Por último, alimenta mi larguísima pregunta una tendencia que observo en los blogs de carpintería, especialmente anglosajones, y mucho en los que tienen que ver con proyectos náuticos. En estos espacios, el artesano proclama qué quiere hacer y luego saca la crónica de lo que va haciendo. Incluye fotografías de cada fase de la construcción, comparte con sus lectores los festejos por la culminación de cada etapa, como el acabado de la quilla, el pintado de la cubierta, la botadura, etc; y, finalmente, se dedica a navegar en el bote cuando sin duda ya está posteando los planos de la siguiente embarcación que planea construir en el garaje. El producto acabado es para su satisfacción personal; lo que se comparte es el goce de la producción, el paso a paso de la artesanía.

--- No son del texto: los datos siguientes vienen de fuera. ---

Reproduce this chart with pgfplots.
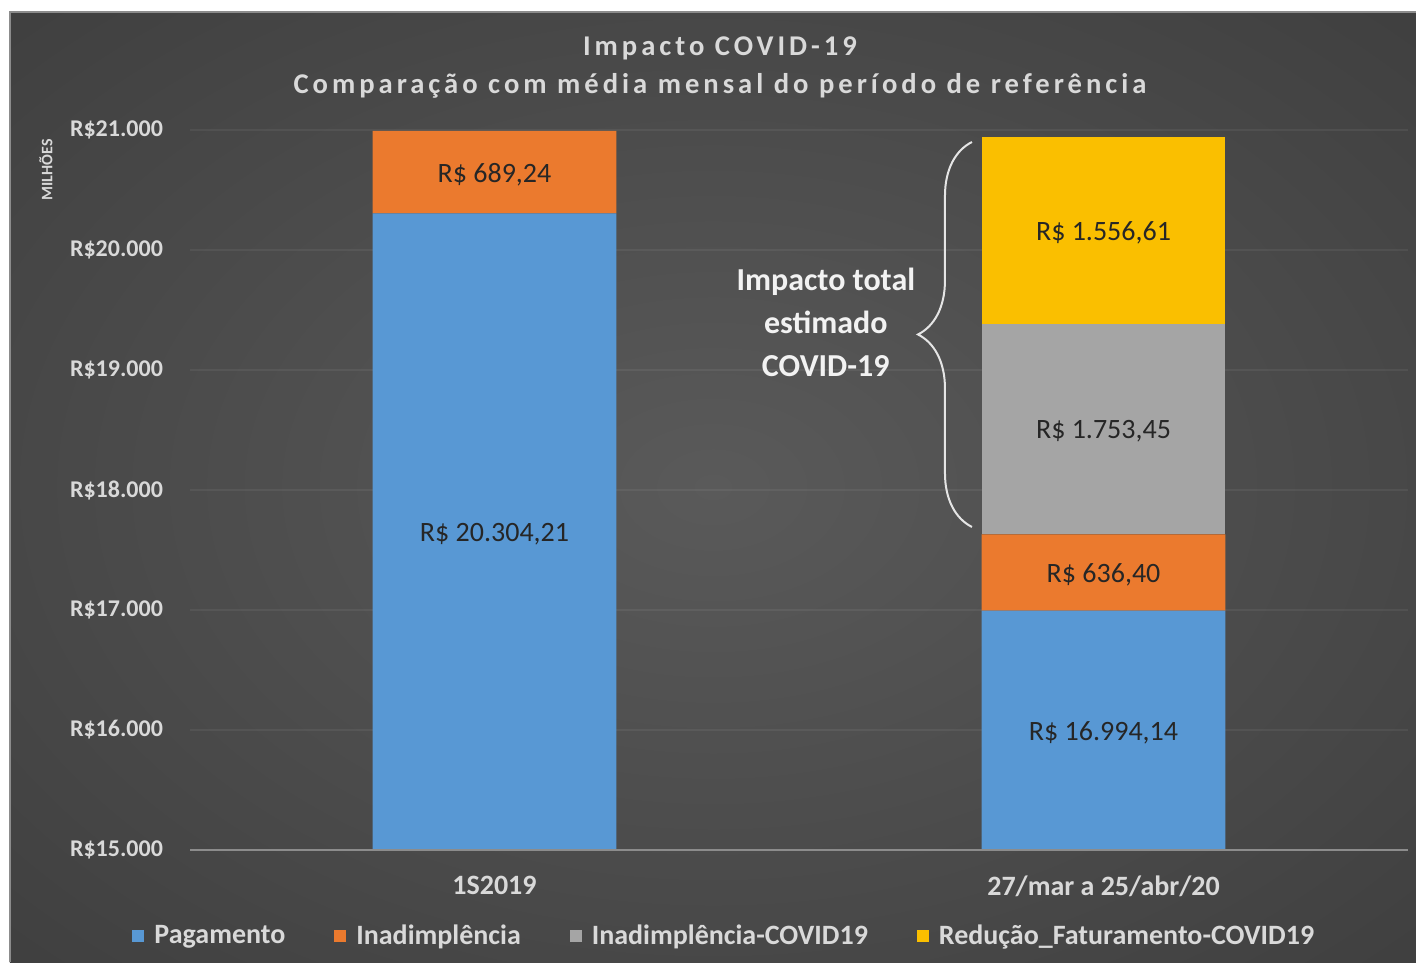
\documentclass[border=0pt]{standalone}
\usepackage{fontspec}
\setmainfont{Carlito}
\newfontfamily\titlefont[LetterSpace=14]{Carlito}
\usepackage{pgfplots}
\usepackage{pgfplotstable}
\pgfplotsset{compat=1.18}
\usetikzlibrary{decorations.pathreplacing}
\definecolor{cPag}{HTML}{5898D4}
\definecolor{cIna}{HTML}{EB7A2E}
\definecolor{cCov}{HTML}{A5A5A5}
\definecolor{cRed}{HTML}{FABF00}
\definecolor{txt}{HTML}{D9D9D9}
\definecolor{bgin}{HTML}{5A5A5A}
\definecolor{bgout}{HTML}{242424}
\pgfdeclareradialshading{bgshade}{\pgfpoint{0bp}{0bp}}{color(0bp)=(bgin); color(72bp)=(bgout)}
\tikzset{lab/.style={font=\fontsize{14}{16}\selectfont, text=black!85, yshift=-1.2pt}}

\pgfplotstableread{
x  pag       ina     cov      red
0  20304.21  689.24  0        0
1  16994.14  636.40  1753.45  1556.61
}\datatab

\begin{document}
\begin{tikzpicture}
\begin{scope}[x=0.5pt,y=-0.5pt,shift={(-190,-850)}]
  \useasboundingbox (0,0) rectangle (1416,962);
  \fill[white] (0,0) rectangle (1416,962);
  \shade[shading=bgshade] (10,12) rectangle (1416,962);
  \draw[black!45, line width=1pt] (10,962) -- (10,12) -- (1416,12);
  \node[text=txt, font=\titlefont\bfseries\fontsize{14.3}{16}\selectfont] at (720,48) {Impacto COVID-19};
  \node[text=txt, font=\titlefont\bfseries\fontsize{14.3}{16}\selectfont] at (720,86) {Comparação com média mensal do período de referência};
  \node[text=txt, rotate=90, font=\bfseries\fontsize{8}{9}\selectfont] at (46,170) {MILHÕES};
\end{scope}
\begin{axis}[
  at={(0,0)}, anchor=south west, scale only axis,
  width=609pt, height=360pt,
  xmin=-0.5, xmax=1.5, ymin=15000, ymax=21000,
  ybar stacked, bar width=0.4,
  xtick={0,1}, xticklabels={1S2019, 27/mar a 25/abr/20},
  ytick={15000,16000,...,21000},
  scaled y ticks=false,
  yticklabels={R\$15.000,R\$16.000,R\$17.000,R\$18.000,R\$19.000,R\$20.000,R\$21.000},
  major tick length=0pt,
  axis line style={draw=none},
  ymajorgrids, grid style={white, opacity=0.06, line width=0.8pt},
  yticklabel style={font=\bfseries\fontsize{12}{14}\selectfont, text=txt, xshift=-10pt},
  xticklabel style={font=\bfseries\fontsize{14}{16}\selectfont, text=txt, yshift=-9.5pt},
  legend style={at={(0.4395,-0.1194)}, anchor=center, legend columns=-1,
    draw=none, fill=none, text=txt, font=\bfseries\fontsize{14}{16}\selectfont,
    /tikz/every even column/.append style={column sep=22.5pt}},
  legend image code/.code={\fill[#1] (0pt,-3pt) rectangle (6pt,3pt); \path (9pt,0pt);},
]
\addplot[fill=cPag, draw=none] table[x=x, y=pag] {\datatab};
\addlegendentry{Pagamento}
\addplot[fill=cIna, draw=none] table[x=x, y=ina] {\datatab};
\addlegendentry{Inadimplência}
\addplot[fill=cCov, draw=none] table[x=x, y=cov] {\datatab};
\addlegendentry{Inadimplência-COVID19}
\addplot[fill=cRed, draw=none] table[x=x, y=red] {\datatab};
\addlegendentry{Redução\_Faturamento-COVID19}

\coordinate (AL) at (rel axis cs:0,0);
\coordinate (AR) at (rel axis cs:1,0);
\coordinate (L1) at (axis cs:0,17652);
\coordinate (L2) at (axis cs:0,20648.8);
\coordinate (L3) at (axis cs:1,15997);
\coordinate (L4) at (axis cs:1,17312.3);
\coordinate (L5) at (axis cs:1,18507.3);
\coordinate (L6) at (axis cs:1,20162.3);
\coordinate (B1) at (axis cs:0.784,17692);
\coordinate (B2) at (axis cs:0.784,20900);
\coordinate (T1) at (axis cs:0.544,19400);
\end{axis}
\draw[black!45, line width=1.2pt] (AL) -- (AR);
\node[lab] at (L1) {R\$ 20.304,21};
\node[lab] at (L2) {R\$ 689,24};
\node[lab] at (L3) {R\$ 16.994,14};
\node[lab] at (L4) {R\$ 636,40};
\node[lab] at (L5) {R\$ 1.753,45};
\node[lab] at (L6) {R\$ 1.556,61};
\draw[white!90!black, line width=1pt, decorate, decoration={brace, amplitude=27pt}] (B1) -- (B2);
\node[text=white!95!black, align=center, font=\bfseries\fontsize{16}{21.5}\selectfont]
  at (T1) {Impacto total\\estimado\\COVID-19};
\end{tikzpicture}
\end{document}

Mientras me adormezco, me doy cuenta que la llamada anunciando que alguien descubrió la clave no llegará nunca. Me pregunto, entonces, si esta idea que tengo es una idea original, si sirve para hacerse a la vez de una buena historia y de una manera novedosa de contar. La pregunta es: ¿qué tal si cambio la universal estrategia del escritor-con-un-plan-secreto por la del artesano-con-un-proyecto? Me olvido del texto como medio de intercambio: empleo directamente el diagrama, y antes muestro incluso la trabajosa construcción del diagrama. Y divulgo mi proyecto primero. Muestro mis planos. Cuento cómo quiero que me quede, qué velocidad quiero que alcance, por qué no puse barniz en esa área. (Me abruma cuán contradictorio parece ser esto con lo que veo como un principio de la literatura creativa, trabajar en secreto, “no arruinar la sorpresa”.) Porque no estoy escribiendo una novela de misterio; y aunque lo estuviera haciendo, me gustaría compartir el proceso, porque no haberlo compartido antes me ha dejado aburrido y algo frustrado.

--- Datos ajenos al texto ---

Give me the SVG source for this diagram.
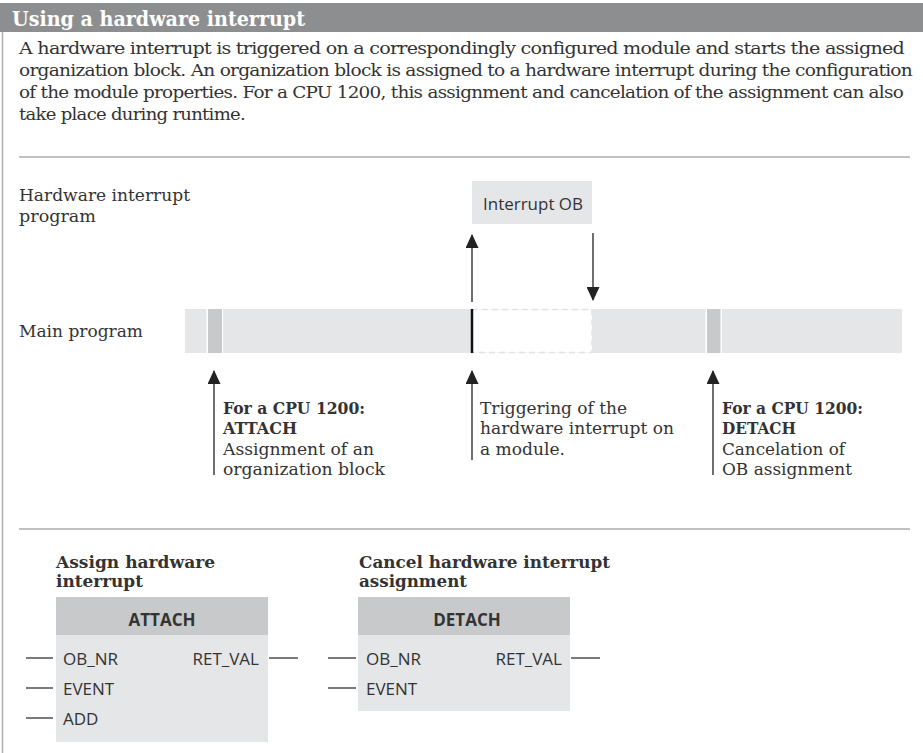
<svg xmlns="http://www.w3.org/2000/svg" width="923" height="753" viewBox="0 0 923 753">
  <style>
    .serif { font-family: "DejaVu Serif", "Liberation Serif", serif; font-size: 17.5px; fill: #333; }
    .serif-b { font-family: "DejaVu Serif", "Liberation Serif", serif; font-size: 17.5px; font-weight: bold; fill: #333; }
    .para { letter-spacing: -0.7px; }
    .sans { font-family: "Open Sans", "Noto Sans", sans-serif; font-size: 17px; fill: #333; }
    .sans-b { font-family: "Open Sans", "Noto Sans", sans-serif; font-size: 17px; font-weight: bold; fill: #333; }
    .rule { stroke: #acadaf; stroke-width: 1.5; fill: none; }
    .bar { fill: #e5e6e7; }
    .mark { fill: #c8c9ca; }
    .gap { fill: #ffffff; }
    .conn { stroke: #222; stroke-width: 1.3; fill: none; }
    .pin { stroke: #333; stroke-width: 1.3; fill: none; }
  </style>
  <defs>
    <marker id="head" markerUnits="userSpaceOnUse" markerWidth="14" markerHeight="13" refX="13" refY="6.5" orient="auto">
      <path d="M0,0 L14,6.5 L0,13 Z" fill="#222"/>
    </marker>
  </defs>

  <rect width="923" height="753" fill="#ffffff"/>

  <!-- title bar -->
  <g id="title">
    <rect x="0" y="3" width="923" height="29" fill="#8d8e90"/>
    <text x="12" y="25.5" font-family="DejaVu Serif, Liberation Serif, serif" font-size="21" font-weight="bold" fill="#ffffff" textLength="293" lengthAdjust="spacingAndGlyphs">Using a hardware interrupt</text>
  </g>

  <!-- frame edge -->
  <line x1="2.5" y1="32" x2="2.5" y2="753" stroke="#acadaf" stroke-width="1.5"/>

  <!-- intro paragraph -->
  <g id="intro">
    <text class="serif para" x="19" y="54" textLength="885" lengthAdjust="spacingAndGlyphs">A hardware interrupt is triggered on a correspondingly configured module and starts the assigned</text>
    <text class="serif para" x="19" y="76" textLength="893" lengthAdjust="spacingAndGlyphs">organization block. An organization block is assigned to a hardware interrupt during the configuration</text>
    <text class="serif para" x="19" y="98" textLength="884" lengthAdjust="spacingAndGlyphs">of the module properties. For a CPU 1200, this assignment and cancelation of the assignment can also</text>
    <text class="serif para" x="19" y="120" textLength="226" lengthAdjust="spacingAndGlyphs">take place during runtime.</text>
  </g>

  <line class="rule" x1="19" y1="157" x2="910" y2="157"/>

  <!-- level labels -->
  <g id="label-hw">
    <text class="serif" x="19" y="201" textLength="171" lengthAdjust="spacingAndGlyphs">Hardware interrupt</text>
    <text class="serif" x="19" y="222" textLength="77" lengthAdjust="spacingAndGlyphs">program</text>
  </g>
  <g id="label-main">
    <text class="serif" x="19" y="337" textLength="124" lengthAdjust="spacingAndGlyphs">Main program</text>
  </g>

  <!-- interrupt OB block -->
  <g id="interrupt-ob">
    <rect x="472" y="181" width="120" height="43" fill="#e5e6e7"/>
    <text class="sans" x="483" y="210" textLength="100" lengthAdjust="spacingAndGlyphs">Interrupt OB</text>
  </g>

  <!-- main program timeline -->
  <g id="main-bar">
    <rect class="bar" x="185" y="309" width="717" height="44"/>
    <rect class="gap" x="206.5" y="309" width="16.5" height="44"/>
    <rect class="mark" x="208" y="309" width="14" height="44"/>
    <rect class="gap" x="705.5" y="309" width="16.5" height="44"/>
    <rect class="mark" x="707" y="309" width="13.5" height="44"/>
    <rect x="472" y="309.5" width="120" height="43" fill="#ffffff" stroke="#e2e3e4" stroke-width="1.5" stroke-dasharray="6 4"/>
    <line x1="472" y1="309" x2="472" y2="353" stroke="#111" stroke-width="2.5"/>
  </g>

  <!-- connectors -->
  <g id="connectors">
    <line class="conn" x1="472" y1="302" x2="472" y2="235" marker-end="url(#head)"/>
    <line class="conn" x1="593" y1="233" x2="593" y2="300" marker-end="url(#head)"/>
    <line class="conn" x1="214" y1="475" x2="214" y2="371" marker-end="url(#head)"/>
    <line class="conn" x1="472" y1="460" x2="472" y2="371" marker-end="url(#head)"/>
    <line class="conn" x1="713" y1="475" x2="713" y2="371" marker-end="url(#head)"/>
  </g>

  <!-- annotations -->
  <g id="note-attach">
    <text class="serif-b" x="223" y="414" textLength="142" lengthAdjust="spacingAndGlyphs">For a CPU 1200:</text>
    <text class="serif-b" x="223" y="434" textLength="74" lengthAdjust="spacingAndGlyphs">ATTACH</text>
    <text class="serif" x="223" y="455" textLength="151" lengthAdjust="spacingAndGlyphs">Assignment of an</text>
    <text class="serif" x="223" y="475" textLength="162" lengthAdjust="spacingAndGlyphs">organization block</text>
  </g>
  <g id="note-trigger">
    <text class="serif" x="480" y="414" textLength="147" lengthAdjust="spacingAndGlyphs">Triggering of the</text>
    <text class="serif" x="480" y="434" textLength="194" lengthAdjust="spacingAndGlyphs">hardware interrupt on</text>
    <text class="serif" x="480" y="455" textLength="85" lengthAdjust="spacingAndGlyphs">a module.</text>
  </g>
  <g id="note-detach">
    <text class="serif-b" x="722" y="414" textLength="141" lengthAdjust="spacingAndGlyphs">For a CPU 1200:</text>
    <text class="serif-b" x="722" y="434" textLength="74" lengthAdjust="spacingAndGlyphs">DETACH</text>
    <text class="serif" x="722" y="455" textLength="123" lengthAdjust="spacingAndGlyphs">Cancelation of</text>
    <text class="serif" x="722" y="475" textLength="130" lengthAdjust="spacingAndGlyphs">OB assignment</text>
  </g>

  <line class="rule" x1="19" y1="529" x2="910" y2="529"/>

  <!-- ATTACH instruction -->
  <g id="block-attach">
    <text class="serif-b" x="56" y="568" textLength="159" lengthAdjust="spacingAndGlyphs">Assign hardware</text>
    <text class="serif-b" x="56" y="587" textLength="87" lengthAdjust="spacingAndGlyphs">interrupt</text>
    <rect x="56" y="597" width="212" height="38" fill="#c8c9ca"/>
    <rect x="56" y="635" width="212" height="107" fill="#e5e6e7"/>
    <text class="sans-b" x="162" y="626" text-anchor="middle">ATTACH</text>
    <text class="sans" x="63" y="665">OB_NR</text>
    <text class="sans" x="63" y="695">EVENT</text>
    <text class="sans" x="63" y="725">ADD</text>
    <text class="sans" x="259" y="665" text-anchor="end">RET_VAL</text>
    <line class="pin" x1="26" y1="658" x2="53" y2="658"/>
    <line class="pin" x1="26" y1="688" x2="53" y2="688"/>
    <line class="pin" x1="26" y1="718" x2="53" y2="718"/>
    <line class="pin" x1="269" y1="658" x2="298" y2="658"/>
  </g>

  <!-- DETACH instruction -->
  <g id="block-detach">
    <text class="serif-b" x="359" y="568" textLength="251" lengthAdjust="spacingAndGlyphs">Cancel hardware interrupt</text>
    <text class="serif-b" x="359" y="587" textLength="108" lengthAdjust="spacingAndGlyphs">assignment</text>
    <rect x="358" y="597" width="212" height="38" fill="#c8c9ca"/>
    <rect x="358" y="635" width="212" height="76" fill="#e5e6e7"/>
    <text class="sans-b" x="467" y="626" text-anchor="middle">DETACH</text>
    <text class="sans" x="366" y="665">OB_NR</text>
    <text class="sans" x="366" y="695">EVENT</text>
    <text class="sans" x="562" y="665" text-anchor="end">RET_VAL</text>
    <line class="pin" x1="328" y1="658" x2="356" y2="658"/>
    <line class="pin" x1="328" y1="688" x2="356" y2="688"/>
    <line class="pin" x1="571" y1="658" x2="600" y2="658"/>
  </g>
</svg>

Y no se trata de entretejer en colaboración con los lectores (o con una nube de coautores) novelas virtuales o colectivas, o novelas-mosaico sin término ni mapa, y dejarlo allí como un happening literario. No: se trata de atreverse a mostrar la maquila de una obra redonda, clásica, desde el inicio, y que ese proceso abierto de confección no cancele la publicación de la novela, la botadura del barquito que servirá para entretener nuestros fines de semana, engrosar nuestras bibliografías o ir a pescar con los amigos. ANTES, lo que verdaderamente importa -el diagrama, las huellas del sudor del escritor- estarán allí afuera, reveladas en su mínimo detalle: una obra quizá clásica, pero más abierta que ninguna.




* * *



[1] Para mí, la única historia es la de Robinson Crusoe. Un individuo solo, con medios escasos, librado (liberado) a la inventiva para mantener a raya a la muerte durante un rato más. Un sujeto de la obligación moral que le manda hacer todo lo que puede. Un ejemplo: un oscuro día de 1983, Jeremy Curran llegó hasta Malham Cove, en Yorkshire, lugar donde había escalado muchísimas veces antes. Jeremy se dirigió a la base de la parte central y más alta del desplome -cien metros de caliza gris- sin llevar cuerdas ni seguros, y con pausada determinación se puso a escalar, en solitario absoluto, una vía ominosa que jamás había sido ascendida de esa manera. A noventa metros de altura tuvo un grave traspié; quedó colgado de una mano, gritó algo incomprensible, se recompuso, superó el problema. Entonces hizo una pausa, el cuerpo tenso, la frente quieta contra la roca, pocos metros antes del borde de salida: sin duda para tranquilizarse y alistarse para el último paso de su jornada. En efecto, al cabo de un rato volvió a moverse, completó las pocas movidas que le faltaban y se puso de pie en la cima, en el mismísimo borde de la roca que acababa de presenciar su hazaña, puntas de pies en la roca sólida, talones en el aire. Entonces Jeremy extendió los brazos y, serenamente, se dejó caer hacia atrás. Esa es una historia de Robinson Crusoe. Otra historia de Robinson Crusoe: alguna vez le preguntaron a Pablo Casals –que frisaba los noventa años- por qué tocaba al cello cierta difícil secuencia de una partitura de Bach más rápido todavía que la velocidad improbable que exigía el compositor. Su respuesta fue: “Porque puedo”. Casals había entendido que poder es deber. Jeremy Curran también.